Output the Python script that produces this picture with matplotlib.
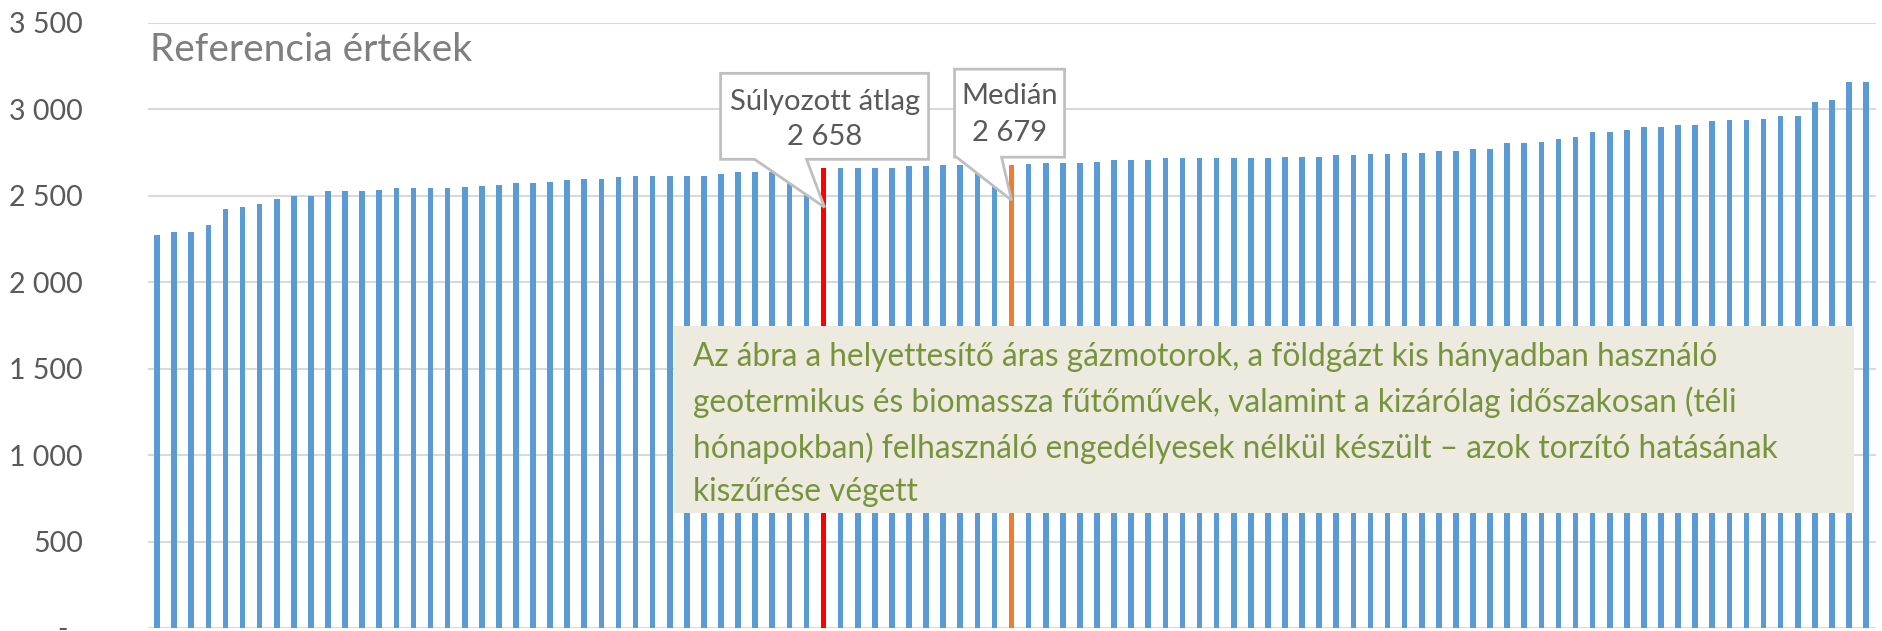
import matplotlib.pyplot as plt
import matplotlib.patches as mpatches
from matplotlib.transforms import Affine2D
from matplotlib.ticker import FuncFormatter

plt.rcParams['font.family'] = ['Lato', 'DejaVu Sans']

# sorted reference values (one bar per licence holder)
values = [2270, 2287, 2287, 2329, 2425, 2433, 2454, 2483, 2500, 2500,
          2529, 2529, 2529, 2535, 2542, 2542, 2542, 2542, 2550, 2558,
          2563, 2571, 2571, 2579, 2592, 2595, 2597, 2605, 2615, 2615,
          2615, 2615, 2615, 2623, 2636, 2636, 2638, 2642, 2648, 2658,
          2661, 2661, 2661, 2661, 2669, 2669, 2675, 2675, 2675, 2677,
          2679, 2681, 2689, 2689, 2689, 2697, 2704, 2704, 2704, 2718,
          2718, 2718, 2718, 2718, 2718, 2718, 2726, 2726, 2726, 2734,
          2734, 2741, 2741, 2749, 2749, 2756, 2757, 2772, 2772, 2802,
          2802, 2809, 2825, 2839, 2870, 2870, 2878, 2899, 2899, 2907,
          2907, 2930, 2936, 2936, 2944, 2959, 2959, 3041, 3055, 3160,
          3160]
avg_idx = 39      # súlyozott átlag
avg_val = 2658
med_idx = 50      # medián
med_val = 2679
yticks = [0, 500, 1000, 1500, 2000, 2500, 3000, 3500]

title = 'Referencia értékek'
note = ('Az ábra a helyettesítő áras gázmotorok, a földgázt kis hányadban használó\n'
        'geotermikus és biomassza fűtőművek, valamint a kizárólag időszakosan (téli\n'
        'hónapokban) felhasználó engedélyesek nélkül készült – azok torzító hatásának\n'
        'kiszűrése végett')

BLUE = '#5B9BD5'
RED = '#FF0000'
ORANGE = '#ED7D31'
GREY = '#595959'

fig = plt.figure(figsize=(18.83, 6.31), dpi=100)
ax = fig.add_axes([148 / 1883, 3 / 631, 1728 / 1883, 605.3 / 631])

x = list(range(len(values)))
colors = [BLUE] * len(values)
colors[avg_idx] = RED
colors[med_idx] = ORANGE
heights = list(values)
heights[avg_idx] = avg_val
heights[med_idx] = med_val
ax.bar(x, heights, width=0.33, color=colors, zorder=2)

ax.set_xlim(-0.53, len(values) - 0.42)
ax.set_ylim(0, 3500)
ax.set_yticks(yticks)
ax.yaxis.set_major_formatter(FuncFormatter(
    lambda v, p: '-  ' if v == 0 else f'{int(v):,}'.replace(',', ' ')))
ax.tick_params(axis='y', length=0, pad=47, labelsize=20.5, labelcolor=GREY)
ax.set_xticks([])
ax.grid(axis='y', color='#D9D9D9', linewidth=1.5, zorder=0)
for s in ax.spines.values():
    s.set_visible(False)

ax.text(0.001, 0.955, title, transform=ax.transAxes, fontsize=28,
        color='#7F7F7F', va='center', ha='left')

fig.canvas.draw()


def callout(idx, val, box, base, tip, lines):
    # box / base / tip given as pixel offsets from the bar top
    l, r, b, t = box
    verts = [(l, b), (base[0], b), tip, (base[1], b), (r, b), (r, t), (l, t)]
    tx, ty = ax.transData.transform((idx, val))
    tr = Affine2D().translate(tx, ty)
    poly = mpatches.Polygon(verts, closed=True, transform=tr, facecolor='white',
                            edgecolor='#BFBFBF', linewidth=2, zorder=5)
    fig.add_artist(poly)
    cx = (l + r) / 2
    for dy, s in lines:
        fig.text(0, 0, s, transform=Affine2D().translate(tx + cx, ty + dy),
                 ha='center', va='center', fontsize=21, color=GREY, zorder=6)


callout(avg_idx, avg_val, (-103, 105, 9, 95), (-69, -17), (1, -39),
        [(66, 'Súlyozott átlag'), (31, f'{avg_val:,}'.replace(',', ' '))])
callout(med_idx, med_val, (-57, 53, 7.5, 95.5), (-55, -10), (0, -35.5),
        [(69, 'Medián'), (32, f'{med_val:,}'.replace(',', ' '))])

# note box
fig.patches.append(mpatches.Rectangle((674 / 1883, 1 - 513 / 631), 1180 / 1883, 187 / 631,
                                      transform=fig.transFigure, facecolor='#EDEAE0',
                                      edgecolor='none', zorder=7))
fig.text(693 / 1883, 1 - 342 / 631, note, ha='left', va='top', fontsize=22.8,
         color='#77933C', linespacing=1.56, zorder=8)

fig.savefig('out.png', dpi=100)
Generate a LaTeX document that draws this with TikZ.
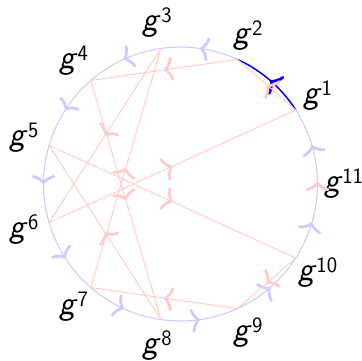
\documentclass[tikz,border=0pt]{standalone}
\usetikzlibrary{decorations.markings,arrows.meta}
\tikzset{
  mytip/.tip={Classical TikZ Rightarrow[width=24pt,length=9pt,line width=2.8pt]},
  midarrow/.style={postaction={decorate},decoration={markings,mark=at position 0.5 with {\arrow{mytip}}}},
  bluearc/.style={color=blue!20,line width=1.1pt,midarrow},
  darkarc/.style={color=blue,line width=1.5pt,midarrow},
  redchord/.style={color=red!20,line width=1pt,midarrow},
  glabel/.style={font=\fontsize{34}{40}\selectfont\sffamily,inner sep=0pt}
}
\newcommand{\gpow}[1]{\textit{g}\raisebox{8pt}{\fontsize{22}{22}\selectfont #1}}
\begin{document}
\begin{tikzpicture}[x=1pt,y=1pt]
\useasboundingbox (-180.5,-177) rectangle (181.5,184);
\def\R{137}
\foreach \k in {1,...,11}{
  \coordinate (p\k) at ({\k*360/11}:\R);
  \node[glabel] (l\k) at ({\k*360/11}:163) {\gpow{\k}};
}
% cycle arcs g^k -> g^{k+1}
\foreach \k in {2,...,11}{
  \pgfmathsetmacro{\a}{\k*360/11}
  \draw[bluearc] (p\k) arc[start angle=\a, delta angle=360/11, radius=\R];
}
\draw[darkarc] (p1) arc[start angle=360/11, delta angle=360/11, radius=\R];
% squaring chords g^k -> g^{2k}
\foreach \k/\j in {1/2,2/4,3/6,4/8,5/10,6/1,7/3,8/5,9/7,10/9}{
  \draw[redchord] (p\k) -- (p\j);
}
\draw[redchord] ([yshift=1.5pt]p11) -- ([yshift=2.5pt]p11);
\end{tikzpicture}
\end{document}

============

PROMPT - Omit pictures; set down the rest of the material word for word.

ANSWER TO THE EXERCISE -
Output the Python script that produces this picture with matplotlib.
import matplotlib.pyplot as plt
import matplotlib.patches as mpatches
from matplotlib.transforms import Affine2D
from matplotlib.ticker import FuncFormatter

plt.rcParams['font.family'] = ['Lato', 'DejaVu Sans']

# sorted reference values (one bar per licence holder)
values = [2270, 2287, 2287, 2329, 2425, 2433, 2454, 2483, 2500, 2500,
          2529, 2529, 2529, 2535, 2542, 2542, 2542, 2542, 2550, 2558,
          2563, 2571, 2571, 2579, 2592, 2595, 2597, 2605, 2615, 2615,
          2615, 2615, 2615, 2623, 2636, 2636, 2638, 2642, 2648, 2658,
          2661, 2661, 2661, 2661, 2669, 2669, 2675, 2675, 2675, 2677,
          2679, 2681, 2689, 2689, 2689, 2697, 2704, 2704, 2704, 2718,
          2718, 2718, 2718, 2718, 2718, 2718, 2726, 2726, 2726, 2734,
          2734, 2741, 2741, 2749, 2749, 2756, 2757, 2772, 2772, 2802,
          2802, 2809, 2825, 2839, 2870, 2870, 2878, 2899, 2899, 2907,
          2907, 2930, 2936, 2936, 2944, 2959, 2959, 3041, 3055, 3160,
          3160]
avg_idx = 39      # súlyozott átlag
avg_val = 2658
med_idx = 50      # medián
med_val = 2679
yticks = [0, 500, 1000, 1500, 2000, 2500, 3000, 3500]

title = 'Referencia értékek'
note = ('Az ábra a helyettesítő áras gázmotorok, a földgázt kis hányadban használó\n'
        'geotermikus és biomassza fűtőművek, valamint a kizárólag időszakosan (téli\n'
        'hónapokban) felhasználó engedélyesek nélkül készült – azok torzító hatásának\n'
        'kiszűrése végett')

BLUE = '#5B9BD5'
RED = '#FF0000'
ORANGE = '#ED7D31'
GREY = '#595959'

fig = plt.figure(figsize=(18.83, 6.31), dpi=100)
ax = fig.add_axes([148 / 1883, 3 / 631, 1728 / 1883, 605.3 / 631])

x = list(range(len(values)))
colors = [BLUE] * len(values)
colors[avg_idx] = RED
colors[med_idx] = ORANGE
heights = list(values)
heights[avg_idx] = avg_val
heights[med_idx] = med_val
ax.bar(x, heights, width=0.33, color=colors, zorder=2)

ax.set_xlim(-0.53, len(values) - 0.42)
ax.set_ylim(0, 3500)
ax.set_yticks(yticks)
ax.yaxis.set_major_formatter(FuncFormatter(
    lambda v, p: '-  ' if v == 0 else f'{int(v):,}'.replace(',', ' ')))
ax.tick_params(axis='y', length=0, pad=47, labelsize=20.5, labelcolor=GREY)
ax.set_xticks([])
ax.grid(axis='y', color='#D9D9D9', linewidth=1.5, zorder=0)
for s in ax.spines.values():
    s.set_visible(False)

ax.text(0.001, 0.955, title, transform=ax.transAxes, fontsize=28,
        color='#7F7F7F', va='center', ha='left')

fig.canvas.draw()


def callout(idx, val, box, base, tip, lines):
    # box / base / tip given as pixel offsets from the bar top
    l, r, b, t = box
    verts = [(l, b), (base[0], b), tip, (base[1], b), (r, b), (r, t), (l, t)]
    tx, ty = ax.transData.transform((idx, val))
    tr = Affine2D().translate(tx, ty)
    poly = mpatches.Polygon(verts, closed=True, transform=tr, facecolor='white',
                            edgecolor='#BFBFBF', linewidth=2, zorder=5)
    fig.add_artist(poly)
    cx = (l + r) / 2
    for dy, s in lines:
        fig.text(0, 0, s, transform=Affine2D().translate(tx + cx, ty + dy),
                 ha='center', va='center', fontsize=21, color=GREY, zorder=6)


callout(avg_idx, avg_val, (-103, 105, 9, 95), (-69, -17), (1, -39),
        [(66, 'Súlyozott átlag'), (31, f'{avg_val:,}'.replace(',', ' '))])
callout(med_idx, med_val, (-57, 53, 7.5, 95.5), (-55, -10), (0, -35.5),
        [(69, 'Medián'), (32, f'{med_val:,}'.replace(',', ' '))])

# note box
fig.patches.append(mpatches.Rectangle((674 / 1883, 1 - 513 / 631), 1180 / 1883, 187 / 631,
                                      transform=fig.transFigure, facecolor='#EDEAE0',
                                      edgecolor='none', zorder=7))
fig.text(693 / 1883, 1 - 342 / 631, note, ha='left', va='top', fontsize=22.8,
         color='#77933C', linespacing=1.56, zorder=8)

fig.savefig('out.png', dpi=100)
Generate a LaTeX document that draws this with TikZ.
\documentclass[tikz,border=0pt]{standalone}
\usetikzlibrary{decorations.markings,arrows.meta}
\tikzset{
  mytip/.tip={Classical TikZ Rightarrow[width=24pt,length=9pt,line width=2.8pt]},
  midarrow/.style={postaction={decorate},decoration={markings,mark=at position 0.5 with {\arrow{mytip}}}},
  bluearc/.style={color=blue!20,line width=1.1pt,midarrow},
  darkarc/.style={color=blue,line width=1.5pt,midarrow},
  redchord/.style={color=red!20,line width=1pt,midarrow},
  glabel/.style={font=\fontsize{34}{40}\selectfont\sffamily,inner sep=0pt}
}
\newcommand{\gpow}[1]{\textit{g}\raisebox{8pt}{\fontsize{22}{22}\selectfont #1}}
\begin{document}
\begin{tikzpicture}[x=1pt,y=1pt]
\useasboundingbox (-180.5,-177) rectangle (181.5,184);
\def\R{137}
\foreach \k in {1,...,11}{
  \coordinate (p\k) at ({\k*360/11}:\R);
  \node[glabel] (l\k) at ({\k*360/11}:163) {\gpow{\k}};
}
% cycle arcs g^k -> g^{k+1}
\foreach \k in {2,...,11}{
  \pgfmathsetmacro{\a}{\k*360/11}
  \draw[bluearc] (p\k) arc[start angle=\a, delta angle=360/11, radius=\R];
}
\draw[darkarc] (p1) arc[start angle=360/11, delta angle=360/11, radius=\R];
% squaring chords g^k -> g^{2k}
\foreach \k/\j in {1/2,2/4,3/6,4/8,5/10,6/1,7/3,8/5,9/7,10/9}{
  \draw[redchord] (p\k) -- (p\j);
}
\draw[redchord] ([yshift=1.5pt]p11) -- ([yshift=2.5pt]p11);
\end{tikzpicture}
\end{document}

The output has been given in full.